Finding a target organism

Natalia_Bednarska · October 3, 2019, 7:17am

Hi Nicholas,
Thanks for reply. Indeed the 99OTUs from Greene genes worked well after all.
Another question is can I train the classifier to search for one particular species of bacteria , having its sequence? Or whats the best/most efficient way for making a targeted search on a feature table?

colinbrislawn · October 3, 2019, 1:29pm

Hello Natalia,

I think using a untargeted classifier then filtering your table to just the taxa of interest is a good way to do it. In case you don't find the exact Species you want, you could find the taxa that match at the Family and/or Genus level.

If you are only interested one taxa, you could use qiime vsearch cluster-features-closed-reference to align all your reads against just the sequence of the one taxa you are interested in.

Colin

Nicholas_Bokulich · October 3, 2019, 2:08pm

Honestly I would just classify everything in an untargeted fashion and pick through the results.

For a targeted search you could use classify-consensus-blast against a small database of sequences of interest, or even use qiime quality-control exclude-seqs.

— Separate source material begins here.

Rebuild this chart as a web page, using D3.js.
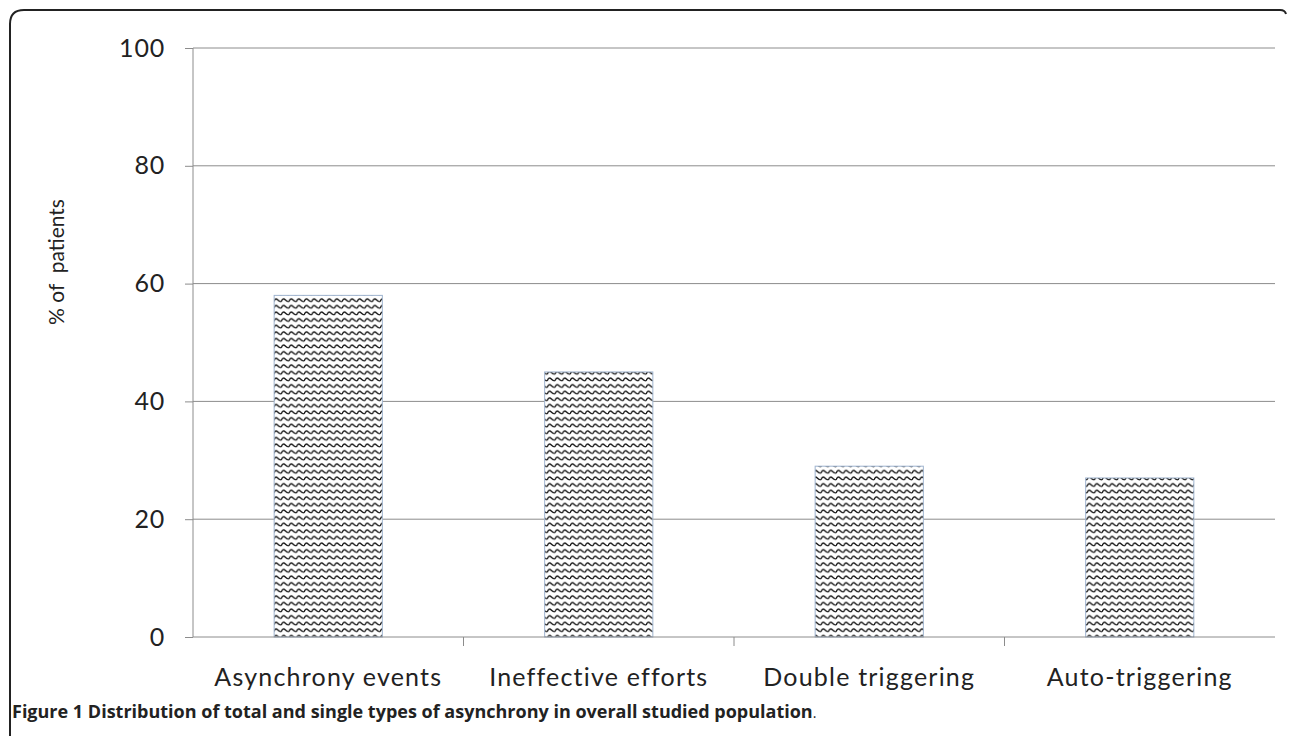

The latter really just runs a BLAST search under the hood to find query sequences that are within some similarity threshold to a set of reference sequences. You can use a single reference sequence to find all queries that are within some % similarity to that sequence, and then try to classify those with a separate method to verify identity.

Perhaps an even simpler/quicker method would be to use qiime feature-classifier extract-reads on your reference sequence of interest (the species you are looking for) to extract a sequence of the exact same length and target as your query sequences and get the md5 hash of that sequence... then you can just find that ASV in your feature table without classification.

The problem with all of the latter approaches is that you are assuming that the sequence is unique to that species, and hence finding the sequence indicates the presence of your species. That may be valid under many conditions (e.g., synthetic organisms or in well-defined systems) but in most environments is a dangerous assumption to make — hence why an untargeted classification on a full reference database is a safer, better route in my opinion.

(but I am guessing that approach does not hit the species you are looking for, in which case I think it is okay to follow up with a targeted approach to say something like "we did not find species X in our samples, but sequences classified to family Y in this study have close resemblance to those of X, indicating the possibility that these belong to X — sequence similarity within family Y is too close to provide accurate resolution of species within this group to fully differentiate X from closely related species")

system · November 3, 2019, 8:09pm

This topic was automatically closed 31 days after the last reply. New replies are no longer allowed.